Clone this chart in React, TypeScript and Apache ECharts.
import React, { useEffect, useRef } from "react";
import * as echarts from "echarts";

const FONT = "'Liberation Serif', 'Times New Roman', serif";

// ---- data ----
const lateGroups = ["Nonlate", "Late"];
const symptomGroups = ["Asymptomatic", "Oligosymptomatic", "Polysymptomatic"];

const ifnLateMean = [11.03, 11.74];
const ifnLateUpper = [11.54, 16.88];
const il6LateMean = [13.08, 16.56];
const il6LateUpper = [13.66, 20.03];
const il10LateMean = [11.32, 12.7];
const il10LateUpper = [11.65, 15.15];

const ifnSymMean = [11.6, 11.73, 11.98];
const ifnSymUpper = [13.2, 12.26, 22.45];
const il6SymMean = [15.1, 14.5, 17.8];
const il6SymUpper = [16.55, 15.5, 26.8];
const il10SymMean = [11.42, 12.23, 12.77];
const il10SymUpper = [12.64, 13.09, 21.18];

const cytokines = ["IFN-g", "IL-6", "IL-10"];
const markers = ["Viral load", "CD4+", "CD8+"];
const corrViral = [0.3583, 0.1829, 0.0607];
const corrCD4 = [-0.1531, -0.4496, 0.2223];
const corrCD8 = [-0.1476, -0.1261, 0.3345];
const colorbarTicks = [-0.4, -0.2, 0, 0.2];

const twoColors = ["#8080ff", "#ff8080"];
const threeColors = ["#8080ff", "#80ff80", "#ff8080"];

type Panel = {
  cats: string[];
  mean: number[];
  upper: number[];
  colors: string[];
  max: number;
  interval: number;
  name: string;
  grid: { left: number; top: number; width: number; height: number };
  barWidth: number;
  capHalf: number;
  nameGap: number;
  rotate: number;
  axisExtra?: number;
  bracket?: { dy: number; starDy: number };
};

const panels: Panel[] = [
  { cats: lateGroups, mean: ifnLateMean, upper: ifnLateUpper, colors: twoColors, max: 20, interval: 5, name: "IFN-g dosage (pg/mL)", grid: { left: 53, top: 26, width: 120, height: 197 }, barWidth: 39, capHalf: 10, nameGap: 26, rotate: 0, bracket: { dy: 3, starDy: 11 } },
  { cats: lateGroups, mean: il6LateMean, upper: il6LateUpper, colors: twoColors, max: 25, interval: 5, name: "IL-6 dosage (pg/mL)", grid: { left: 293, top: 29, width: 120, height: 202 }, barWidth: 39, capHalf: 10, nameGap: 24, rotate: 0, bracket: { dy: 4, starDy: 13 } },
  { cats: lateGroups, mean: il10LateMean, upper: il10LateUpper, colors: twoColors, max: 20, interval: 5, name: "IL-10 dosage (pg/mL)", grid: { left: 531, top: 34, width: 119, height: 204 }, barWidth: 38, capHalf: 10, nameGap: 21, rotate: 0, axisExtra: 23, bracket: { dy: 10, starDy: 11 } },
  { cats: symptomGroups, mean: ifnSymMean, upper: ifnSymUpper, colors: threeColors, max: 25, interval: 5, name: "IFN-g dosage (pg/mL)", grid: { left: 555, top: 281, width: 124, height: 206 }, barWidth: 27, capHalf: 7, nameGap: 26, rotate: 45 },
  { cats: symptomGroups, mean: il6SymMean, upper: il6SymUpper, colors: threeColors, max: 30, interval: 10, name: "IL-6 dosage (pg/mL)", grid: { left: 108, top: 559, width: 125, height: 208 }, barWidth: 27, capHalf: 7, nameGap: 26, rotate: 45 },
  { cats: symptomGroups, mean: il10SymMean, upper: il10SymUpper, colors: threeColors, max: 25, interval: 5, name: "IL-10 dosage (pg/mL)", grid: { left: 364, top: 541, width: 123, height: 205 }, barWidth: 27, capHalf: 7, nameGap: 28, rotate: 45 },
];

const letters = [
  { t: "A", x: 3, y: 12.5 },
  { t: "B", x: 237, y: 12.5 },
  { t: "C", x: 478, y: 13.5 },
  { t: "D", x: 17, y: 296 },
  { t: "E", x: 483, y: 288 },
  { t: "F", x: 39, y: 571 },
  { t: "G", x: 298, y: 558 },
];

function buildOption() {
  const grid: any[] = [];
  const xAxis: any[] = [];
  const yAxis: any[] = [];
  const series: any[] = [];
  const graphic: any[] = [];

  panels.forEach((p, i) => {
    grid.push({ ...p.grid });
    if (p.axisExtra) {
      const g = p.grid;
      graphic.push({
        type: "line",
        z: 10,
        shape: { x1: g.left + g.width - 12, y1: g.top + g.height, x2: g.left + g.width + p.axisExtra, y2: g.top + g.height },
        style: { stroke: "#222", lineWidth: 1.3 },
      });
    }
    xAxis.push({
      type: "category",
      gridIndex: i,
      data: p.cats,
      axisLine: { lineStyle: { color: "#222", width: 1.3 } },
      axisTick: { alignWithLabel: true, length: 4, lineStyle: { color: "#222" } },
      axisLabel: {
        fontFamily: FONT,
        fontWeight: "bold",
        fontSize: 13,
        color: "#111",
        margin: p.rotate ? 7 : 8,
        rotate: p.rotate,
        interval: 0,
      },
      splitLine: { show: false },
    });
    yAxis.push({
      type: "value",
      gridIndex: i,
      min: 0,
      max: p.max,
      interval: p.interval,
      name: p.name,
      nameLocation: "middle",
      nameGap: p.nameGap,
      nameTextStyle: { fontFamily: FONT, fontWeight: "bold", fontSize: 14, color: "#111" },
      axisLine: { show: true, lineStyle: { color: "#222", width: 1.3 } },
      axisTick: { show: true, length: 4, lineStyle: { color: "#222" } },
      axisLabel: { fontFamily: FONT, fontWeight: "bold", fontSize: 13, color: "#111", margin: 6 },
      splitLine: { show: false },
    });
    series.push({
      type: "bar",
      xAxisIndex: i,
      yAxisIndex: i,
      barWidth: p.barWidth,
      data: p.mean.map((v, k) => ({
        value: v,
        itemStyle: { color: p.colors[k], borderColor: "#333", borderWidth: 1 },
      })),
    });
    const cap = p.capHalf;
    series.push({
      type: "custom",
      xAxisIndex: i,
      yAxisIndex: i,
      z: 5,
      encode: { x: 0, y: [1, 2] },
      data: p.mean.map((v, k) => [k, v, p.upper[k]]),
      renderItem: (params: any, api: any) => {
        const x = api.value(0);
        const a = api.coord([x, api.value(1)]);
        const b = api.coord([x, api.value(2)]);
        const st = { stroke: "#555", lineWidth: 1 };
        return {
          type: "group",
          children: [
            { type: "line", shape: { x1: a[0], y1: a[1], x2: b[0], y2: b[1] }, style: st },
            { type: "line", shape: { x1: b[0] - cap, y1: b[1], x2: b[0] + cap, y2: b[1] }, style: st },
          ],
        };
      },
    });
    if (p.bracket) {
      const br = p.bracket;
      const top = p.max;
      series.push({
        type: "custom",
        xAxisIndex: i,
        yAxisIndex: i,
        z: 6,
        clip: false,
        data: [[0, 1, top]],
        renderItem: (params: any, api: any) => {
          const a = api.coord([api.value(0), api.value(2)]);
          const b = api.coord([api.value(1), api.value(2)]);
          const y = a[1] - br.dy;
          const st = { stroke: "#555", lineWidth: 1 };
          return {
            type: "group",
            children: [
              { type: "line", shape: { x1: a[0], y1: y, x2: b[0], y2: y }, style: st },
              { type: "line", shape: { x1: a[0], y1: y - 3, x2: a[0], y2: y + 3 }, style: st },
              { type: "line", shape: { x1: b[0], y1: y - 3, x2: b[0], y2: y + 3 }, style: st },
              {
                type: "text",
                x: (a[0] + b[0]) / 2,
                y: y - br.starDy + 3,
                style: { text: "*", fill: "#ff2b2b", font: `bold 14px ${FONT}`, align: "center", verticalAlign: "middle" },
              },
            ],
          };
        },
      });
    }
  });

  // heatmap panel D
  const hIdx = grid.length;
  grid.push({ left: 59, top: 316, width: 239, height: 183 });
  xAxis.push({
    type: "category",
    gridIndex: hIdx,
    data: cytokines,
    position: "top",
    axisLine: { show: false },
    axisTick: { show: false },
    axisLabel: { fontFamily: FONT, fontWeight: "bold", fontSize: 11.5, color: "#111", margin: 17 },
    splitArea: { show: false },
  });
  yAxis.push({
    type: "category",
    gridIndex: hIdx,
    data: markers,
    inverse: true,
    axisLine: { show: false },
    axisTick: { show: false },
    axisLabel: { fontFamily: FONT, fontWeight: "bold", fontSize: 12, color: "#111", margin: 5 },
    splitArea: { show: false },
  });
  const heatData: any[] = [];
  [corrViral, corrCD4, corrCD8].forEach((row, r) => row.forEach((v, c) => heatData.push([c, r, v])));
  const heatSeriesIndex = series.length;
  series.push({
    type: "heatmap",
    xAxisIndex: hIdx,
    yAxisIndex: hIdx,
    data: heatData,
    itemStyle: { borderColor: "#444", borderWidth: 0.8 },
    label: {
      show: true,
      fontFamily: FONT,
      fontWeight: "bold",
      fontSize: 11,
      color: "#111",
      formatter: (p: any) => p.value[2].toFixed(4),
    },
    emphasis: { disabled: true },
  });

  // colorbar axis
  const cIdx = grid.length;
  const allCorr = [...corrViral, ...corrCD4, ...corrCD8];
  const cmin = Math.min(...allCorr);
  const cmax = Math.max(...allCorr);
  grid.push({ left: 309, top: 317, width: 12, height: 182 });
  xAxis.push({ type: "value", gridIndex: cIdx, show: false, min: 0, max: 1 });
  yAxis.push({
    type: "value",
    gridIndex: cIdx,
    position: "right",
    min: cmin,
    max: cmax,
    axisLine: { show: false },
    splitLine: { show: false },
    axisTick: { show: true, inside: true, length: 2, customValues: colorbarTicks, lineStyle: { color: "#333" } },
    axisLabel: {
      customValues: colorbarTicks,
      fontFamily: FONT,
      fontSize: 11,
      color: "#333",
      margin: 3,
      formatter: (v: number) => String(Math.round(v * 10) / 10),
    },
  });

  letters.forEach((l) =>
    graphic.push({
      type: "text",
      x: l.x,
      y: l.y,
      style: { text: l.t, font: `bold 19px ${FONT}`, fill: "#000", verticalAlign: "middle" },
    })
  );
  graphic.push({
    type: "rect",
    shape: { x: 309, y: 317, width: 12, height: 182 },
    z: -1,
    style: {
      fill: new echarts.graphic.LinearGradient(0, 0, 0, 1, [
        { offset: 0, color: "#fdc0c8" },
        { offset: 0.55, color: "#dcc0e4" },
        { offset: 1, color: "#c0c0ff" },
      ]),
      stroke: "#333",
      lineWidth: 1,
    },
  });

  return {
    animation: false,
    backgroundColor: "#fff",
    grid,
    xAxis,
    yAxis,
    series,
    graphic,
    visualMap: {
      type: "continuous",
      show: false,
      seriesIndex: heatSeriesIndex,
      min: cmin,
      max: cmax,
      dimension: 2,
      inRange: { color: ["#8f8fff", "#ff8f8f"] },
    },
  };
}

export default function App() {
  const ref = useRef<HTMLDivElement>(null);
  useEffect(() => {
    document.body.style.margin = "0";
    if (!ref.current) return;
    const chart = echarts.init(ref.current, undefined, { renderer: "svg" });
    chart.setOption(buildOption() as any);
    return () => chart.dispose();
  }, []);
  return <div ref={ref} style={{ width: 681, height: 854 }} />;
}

· · ·

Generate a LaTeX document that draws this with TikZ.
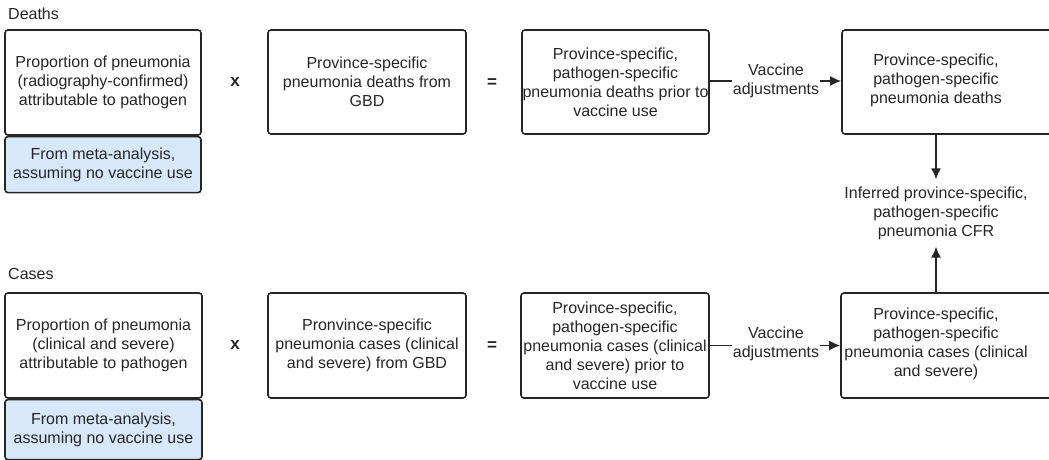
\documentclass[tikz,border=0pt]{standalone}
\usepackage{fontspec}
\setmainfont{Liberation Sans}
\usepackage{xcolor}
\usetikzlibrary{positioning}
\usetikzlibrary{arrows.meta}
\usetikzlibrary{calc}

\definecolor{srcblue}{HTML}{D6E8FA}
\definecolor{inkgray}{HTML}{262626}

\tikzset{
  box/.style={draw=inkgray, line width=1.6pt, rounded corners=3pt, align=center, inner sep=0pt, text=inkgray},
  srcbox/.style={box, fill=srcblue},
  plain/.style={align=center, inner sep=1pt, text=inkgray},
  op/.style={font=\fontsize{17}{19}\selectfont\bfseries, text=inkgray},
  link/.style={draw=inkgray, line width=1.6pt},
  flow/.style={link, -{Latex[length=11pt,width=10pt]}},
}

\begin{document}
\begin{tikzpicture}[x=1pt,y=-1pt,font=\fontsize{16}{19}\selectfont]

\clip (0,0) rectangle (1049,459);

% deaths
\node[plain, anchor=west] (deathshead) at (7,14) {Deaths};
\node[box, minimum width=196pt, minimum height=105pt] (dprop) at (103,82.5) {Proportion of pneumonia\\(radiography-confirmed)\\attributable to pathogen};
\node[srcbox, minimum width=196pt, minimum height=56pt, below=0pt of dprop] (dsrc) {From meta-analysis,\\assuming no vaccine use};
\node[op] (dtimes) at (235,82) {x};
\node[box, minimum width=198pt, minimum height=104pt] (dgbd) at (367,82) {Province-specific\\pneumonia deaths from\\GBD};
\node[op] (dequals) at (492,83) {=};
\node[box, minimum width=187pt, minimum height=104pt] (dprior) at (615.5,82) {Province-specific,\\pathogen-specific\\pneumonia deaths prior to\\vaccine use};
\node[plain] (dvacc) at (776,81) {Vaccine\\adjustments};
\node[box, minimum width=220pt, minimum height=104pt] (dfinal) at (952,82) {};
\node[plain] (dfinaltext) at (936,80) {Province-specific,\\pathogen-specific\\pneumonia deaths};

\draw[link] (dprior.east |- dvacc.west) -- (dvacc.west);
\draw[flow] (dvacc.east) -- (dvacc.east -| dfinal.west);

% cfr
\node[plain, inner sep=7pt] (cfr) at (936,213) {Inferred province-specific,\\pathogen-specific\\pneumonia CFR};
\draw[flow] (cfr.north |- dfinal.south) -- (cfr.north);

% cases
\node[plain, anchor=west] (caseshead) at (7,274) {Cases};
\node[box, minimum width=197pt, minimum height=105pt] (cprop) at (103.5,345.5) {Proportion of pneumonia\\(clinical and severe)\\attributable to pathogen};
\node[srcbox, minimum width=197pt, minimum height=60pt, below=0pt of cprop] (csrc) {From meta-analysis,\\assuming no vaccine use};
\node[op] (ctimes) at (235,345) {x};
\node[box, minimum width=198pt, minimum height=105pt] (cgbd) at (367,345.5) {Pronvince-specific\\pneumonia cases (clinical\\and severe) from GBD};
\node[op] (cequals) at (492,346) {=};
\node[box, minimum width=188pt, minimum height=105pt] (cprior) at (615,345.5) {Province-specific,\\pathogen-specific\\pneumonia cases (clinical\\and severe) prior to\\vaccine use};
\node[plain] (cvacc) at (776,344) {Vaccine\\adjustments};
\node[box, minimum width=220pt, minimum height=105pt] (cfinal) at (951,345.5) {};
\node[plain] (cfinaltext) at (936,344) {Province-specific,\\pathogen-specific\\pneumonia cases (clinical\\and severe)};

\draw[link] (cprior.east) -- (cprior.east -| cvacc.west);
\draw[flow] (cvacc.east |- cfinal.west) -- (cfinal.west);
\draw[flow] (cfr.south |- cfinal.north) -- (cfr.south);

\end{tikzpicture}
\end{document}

· · ·

_To be done_
Quote word for word only the lines above from the one containing "Generate a LaTeX" through the one containing "(0,0) rectangle (1049,459);". Pictures stay out of your copy.

_Correct result_
Generate a LaTeX document that draws this with TikZ.
\documentclass[tikz,border=0pt]{standalone}
\usepackage{fontspec}
\setmainfont{Liberation Sans}
\usepackage{xcolor}
\usetikzlibrary{positioning}
\usetikzlibrary{arrows.meta}
\usetikzlibrary{calc}

\definecolor{srcblue}{HTML}{D6E8FA}
\definecolor{inkgray}{HTML}{262626}

\tikzset{
  box/.style={draw=inkgray, line width=1.6pt, rounded corners=3pt, align=center, inner sep=0pt, text=inkgray},
  srcbox/.style={box, fill=srcblue},
  plain/.style={align=center, inner sep=1pt, text=inkgray},
  op/.style={font=\fontsize{17}{19}\selectfont\bfseries, text=inkgray},
  link/.style={draw=inkgray, line width=1.6pt},
  flow/.style={link, -{Latex[length=11pt,width=10pt]}},
}

\begin{document}
\begin{tikzpicture}[x=1pt,y=-1pt,font=\fontsize{16}{19}\selectfont]

\clip (0,0) rectangle (1049,459);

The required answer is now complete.